» **Exercise instructions**: Show every line below where "matplotlib" can be found.
┌─ Input records
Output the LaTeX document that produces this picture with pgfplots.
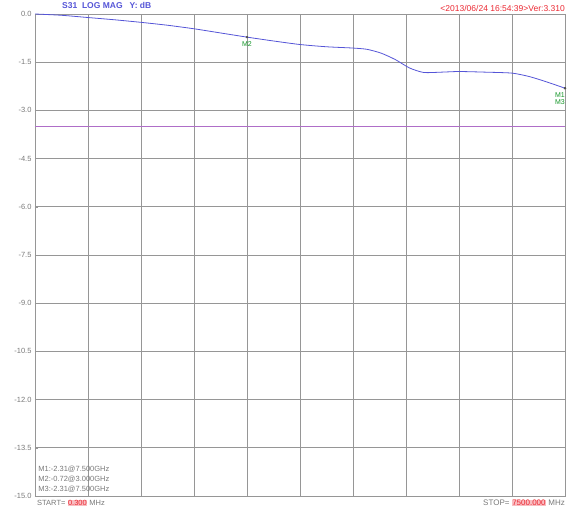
\documentclass[border=0pt]{standalone}
\usepackage{fontspec}
\setmainfont{Liberation Sans}
\usepackage{pgfplots}
\pgfplotsset{compat=1.18}
\definecolor{trace}{RGB}{85,85,215}
\definecolor{limitln}{RGB}{175,110,200}
\definecolor{gridc}{RGB}{150,150,150}
\definecolor{txtc}{RGB}{120,120,120}
\definecolor{mkgreen}{RGB}{20,150,40}
\definecolor{redt}{RGB}{235,40,50}
\begin{document}
\begin{tikzpicture}
 \begin{axis}[name=ax,scale only axis,width=530pt,height=482pt,
  xmin=0,xmax=7500,ymin=-15,ymax=0,
  xtick={0,750,...,7500},xticklabels={},
  ytick={-15,-13.5,...,0},ytick pos=left,
  yticklabel style={/pgf/number format/.cd,fixed,fixed zerofill,precision=1,assume math mode=true},
  ticklabel style={font=\fontsize{7.5}{8}\selectfont,text=txtc},
  grid=major,major grid style={gridc,line width=0.6pt},
  axis line style={gridc,line width=0.8pt},
  major tick length=3pt,tick style={gridc},
  xtick style={draw=none},
  clip=false]
  \addplot[trace,line width=0.8pt,smooth,tension=0.4] coordinates {
   (0.3,0) (375,-0.04) (750,-0.11) (1125,-0.18) (1500,-0.26) (1875,-0.35)
   (2250,-0.46) (2625,-0.59) (3000,-0.72) (3375,-0.84) (3750,-0.95)
   (4125,-1.02) (4500,-1.06) (4700,-1.10) (4900,-1.22) (5100,-1.42)
   (5300,-1.68) (5500,-1.82) (5750,-1.81) (6000,-1.79) (6375,-1.81)
   (6750,-1.84) (7000,-1.95) (7250,-2.12) (7500,-2.31)};
  \addplot[limitln,line width=0.8pt] coordinates {(0,-3.5) (7500,-3.5)};
  \addplot[only marks,mark=*,mark size=1pt,black!70] coordinates {(3000,-0.72) (7500,-2.31)};
  \node[mkgreen,font=\fontsize{7}{8}\selectfont,below=1pt] at (axis cs:3000,-0.72) {M2};
  \node[mkgreen,font=\fontsize{7}{8}\selectfont,anchor=north east,align=center,inner sep=0pt] at (axis cs:7500,-2.45) {M1\\[-1pt]M3};
  \node[txtc,font=\fontsize{7.5}{10}\selectfont,anchor=south west,align=left,inner sep=0pt] at (axis cs:45,-14.9) {M1:-2.31@7.500GHz\\M2:-0.72@3.000GHz\\M3:-2.31@7.500GHz};
 \end{axis}
 \node[trace,font=\bfseries\fontsize{8.5}{9}\selectfont,anchor=west,inner sep=0pt] at ([xshift=27pt,yshift=9pt]ax.north west) {S31\ \ LOG MAG\ \ \ Y: dB};
 \node[redt,font=\fontsize{8.5}{9}\selectfont,anchor=east,inner sep=0pt] at ([xshift=0pt,yshift=6pt]ax.north east) {<2013/06/24 16:54:39>Ver:3.310};
 \setlength{\fboxsep}{0.5pt}
 \node[txtc,font=\fontsize{7.5}{8}\selectfont,anchor=west,inner sep=0pt] at ([xshift=2pt,yshift=-7pt]ax.south west) {START=\ \colorbox{redt!30}{\color{redt}0.300}\ MHz};
 \node[txtc,font=\fontsize{8}{8}\selectfont,anchor=east,inner sep=0pt] at ([xshift=0pt,yshift=-7pt]ax.south east) {STOP=\ \colorbox{redt!30}{\color{redt}7500.000}\ MHz};
 \pgfresetboundingbox
 \path ([xshift=-35pt,yshift=-15pt]ax.south west) rectangle ([xshift=6pt,yshift=14pt]ax.north east);
\end{tikzpicture}
\end{document}
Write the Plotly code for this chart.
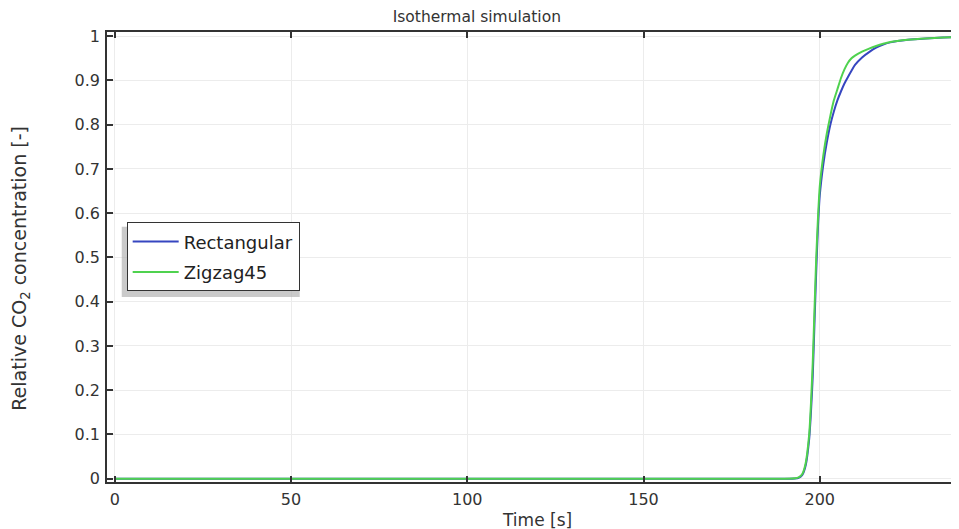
import plotly.graph_objects as go

# Data
time_rect = [0, 150, 190, 193, 194, 195, 196, 197, 197.5, 198, 198.5, 199, 199.5,
             200, 201, 202, 203, 204, 205, 206, 207, 208, 209, 210, 212, 214, 216,
             218, 220, 225, 230, 235, 240]
rect = [0, 0, 0, 0.0005, 0.002, 0.008, 0.03, 0.09, 0.15, 0.23, 0.35, 0.47, 0.57,
        0.64, 0.71, 0.76, 0.80, 0.83, 0.855, 0.875, 0.893, 0.908, 0.922, 0.935, 0.952,
        0.964, 0.974, 0.981, 0.986, 0.992, 0.995, 0.997, 0.998]

time_zig = [0, 150, 190, 193, 194, 195, 196, 197, 197.5, 198, 198.5, 199, 199.5,
            200, 201, 202, 203, 204, 205, 206, 207, 208, 209, 210, 212, 214, 216,
            218, 220, 225, 230, 235, 240]
zig = [0, 0, 0, 0.001, 0.003, 0.01, 0.035, 0.10, 0.17, 0.26, 0.38, 0.50, 0.59,
       0.66, 0.73, 0.78, 0.82, 0.855, 0.88, 0.905, 0.925, 0.94, 0.95, 0.956, 0.965,
       0.972, 0.978, 0.983, 0.987, 0.992, 0.995, 0.997, 0.998]

x_ticks = [0, 50, 100, 150, 200]
y_ticks = [0, 0.1, 0.2, 0.3, 0.4, 0.5, 0.6, 0.7, 0.8, 0.9, 1]
y_tick_text = ["0", "0.1", "0.2", "0.3", "0.4", "0.5", "0.6", "0.7", "0.8", "0.9", "1"]

FONT = "DejaVu Sans"
TXT = "#333333"

fig = go.Figure()
fig.add_trace(go.Scatter(x=time_rect, y=rect, mode="lines", name="Rectangular",
                         legendgroup="a",
                         line=dict(color="#3646c0", width=2, shape="spline", smoothing=0.6)))
fig.add_trace(go.Scatter(x=time_zig, y=zig, mode="lines", name="Zigzag45",
                         legendgroup="b",
                         line=dict(color="#4fd24f", width=2, shape="spline", smoothing=0.6)))

axis_common = dict(showline=True, linecolor="#333333", linewidth=1.5,
                   ticks="inside", ticklen=6, tickcolor="#333333", tickwidth=1.5,
                   showgrid=True, gridcolor="#ececec", gridwidth=1, zeroline=False,
                   tickfont=dict(family=FONT, size=16, color=TXT))

fig.update_xaxes(range=[-2.2, 239.5], tickvals=x_ticks, mirror="ticks", ticklabelstandoff=2,
                 **axis_common)
fig.update_yaxes(range=[-0.0075, 1.0095], tickvals=y_ticks, ticktext=y_tick_text,
                 mirror=False, ticklabelstandoff=2, **axis_common)

fig.update_layout(
    width=951, height=521,
    margin=dict(l=99, r=0, t=24, b=47),
    paper_bgcolor="white", plot_bgcolor="white",
    title=dict(text="Isothermal simulation", x=0.493, xref="container", xanchor="center",
               y=1 - 9 / 521, yref="container", yanchor="middle",
               font=dict(family=FONT, size=15.5, color=TXT)),
    legend=dict(x=0.0231, y=0.577, xanchor="left", yanchor="top",
                bgcolor="white", bordercolor="#333333", borderwidth=1,
                font=dict(family=FONT, size=18, color="#222222"),
                itemwidth=46, tracegroupgap=4),
    showlegend=True,
    shapes=[dict(type="rect", xref="paper", yref="paper",
                 x0=0.0173, x1=0.2262, y0=0.411, y1=0.567,
                 fillcolor="#b4b4b4", line=dict(width=0), opacity=0.7, layer="above")],
    annotations=[
        dict(text="Time [s]", xref="paper", yref="paper", x=0.505, y=-0.0844,
             xanchor="center", yanchor="middle", showarrow=False,
             font=dict(family=FONT, size=17, color=TXT)),
        dict(text="Relative CO<sub>2</sub> concentration [-]", xref="paper", yref="paper",
             x=-0.101, y=0.476, xanchor="center", yanchor="middle", textangle=-90,
             showarrow=False, font=dict(family=FONT, size=19, color=TXT)),
    ],
)

fig.write_html("out.html")
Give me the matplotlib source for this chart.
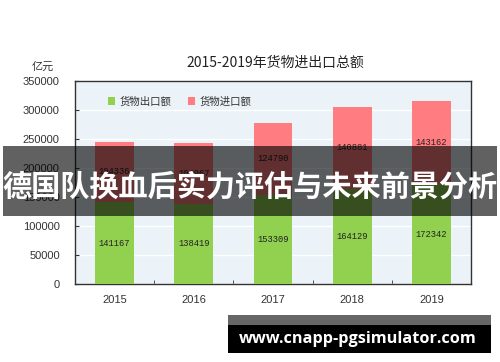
import matplotlib
matplotlib.use("Agg")
import matplotlib.pyplot as plt
from matplotlib.patches import Rectangle
from matplotlib.ticker import MultipleLocator, FixedLocator

plt.rcParams['font.family'] = ['Noto Sans CJK SC', 'DejaVu Sans']

years = ["2015", "2016", "2017", "2018", "2019"]
exports = [141167, 138419, 153309, 164129, 172342]
imports = [104336, 104967, 124790, 140881, 143162]
title = "2015-2019年货物进出口总额"
unit = "亿元"
legend_labels = ["货物出口额", "货物进口额"]
banner = "德国队换血后实力评估与未来前景分析"
watermark = "www.cnapp-pgsimulator.com"

W, H = 500, 362
fig = plt.figure(figsize=(W / 100, H / 100), dpi=100)
fig.patch.set_facecolor("white")

ax = fig.add_axes([75 / W, 1 - 284 / H, (471 - 75) / W, (284 - 81) / H])
ax.set_facecolor("#EBF3F8")

x = list(range(len(years)))
green = "#92D050"
red = "#FF7C80"
ax.bar(x, exports, width=0.49, color=green, zorder=3, label=legend_labels[0])
ax.bar(x, imports, width=0.49, bottom=exports, color=red, zorder=3, label=legend_labels[1])

for xi, e, im in zip(x, exports, imports):
    ax.text(xi, e / 2, str(e), ha="center", va="center", fontsize=6.3,
            family="Liberation Mono", color="#222222", zorder=4)
    ax.text(xi, e + im / 2, str(im), ha="center", va="center", fontsize=6.3,
            family="Liberation Mono", color="#222222", zorder=4)

ax.set_xlim(-0.5, 4.5)
ax.set_ylim(0, 350000)
ax.yaxis.set_major_locator(MultipleLocator(50000))
ax.grid(axis="y", color="white", linewidth=1, zorder=1)
ax.set_axisbelow(True)
ax.set_xticks(x)
ax.set_xticklabels(years, family="Liberation Sans", fontsize=8, color="#333333")
ax.xaxis.set_minor_locator(FixedLocator([0.5, 1.5, 2.5, 3.5]))
ax.tick_params(axis="x", which="major", length=0, pad=8)
ax.tick_params(axis="x", which="minor", direction="in", length=3, color="#333333")
ax.tick_params(axis="y", direction="in", length=3, pad=11, labelsize=8, color="#333333", labelcolor="#333333")
for lbl in ax.get_yticklabels():
    lbl.set_family("Liberation Sans")
for s in ax.spines.values():
    s.set_color("#333333")
    s.set_linewidth(1)

ax.legend(loc="upper left", bbox_to_anchor=(0.06, 0.97), ncol=2, frameon=False,
          fontsize=7.5, handlelength=0.7, handleheight=0.7, handletextpad=0.4,
          columnspacing=1.6, labelcolor="#333333")

fig.text(275 / W, 1 - 63 / H, title, ha="center", va="center", fontsize=10, color="#222222")
fig.text(43 / W, 1 - 67 / H, unit, ha="center", va="center", fontsize=8, color="#333333")

# banner overlay
fig.patches.append(Rectangle((3 / W, 1 - 216 / H), 494 / W, 70 / H, transform=fig.transFigure,
                             facecolor="black", alpha=0.62, edgecolor="none", zorder=10))
fig.text(250 / W, 1 - 187 / H, banner, ha="center", va="center", fontsize=21,
         fontweight="bold", color="white", zorder=11)

# watermark
fig.patches.append(Rectangle((228 / W, 1 - 325 / H), 263 / W, 10 / H, transform=fig.transFigure,
                             facecolor="#666666", edgecolor="none", zorder=10))
fig.patches.append(Rectangle((228 / W, 1 - 353 / H), 263 / W, 28 / H, transform=fig.transFigure,
                             facecolor="black", edgecolor="none", zorder=10))
fig.text(358 / W, 1 - 339 / H, watermark, ha="center", va="center", fontsize=11.7,
         fontweight="bold", family="Open Sans", color="white", zorder=11)

fig.savefig("out.png", dpi=100)
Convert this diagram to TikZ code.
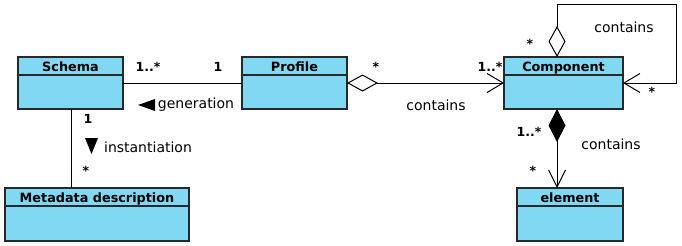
└─
» **Problem solution**:
Give me the matplotlib source for this chart.
import matplotlib
matplotlib.use("Agg")
import matplotlib.pyplot as plt
from matplotlib.patches import Rectangle
from matplotlib.ticker import MultipleLocator, FixedLocator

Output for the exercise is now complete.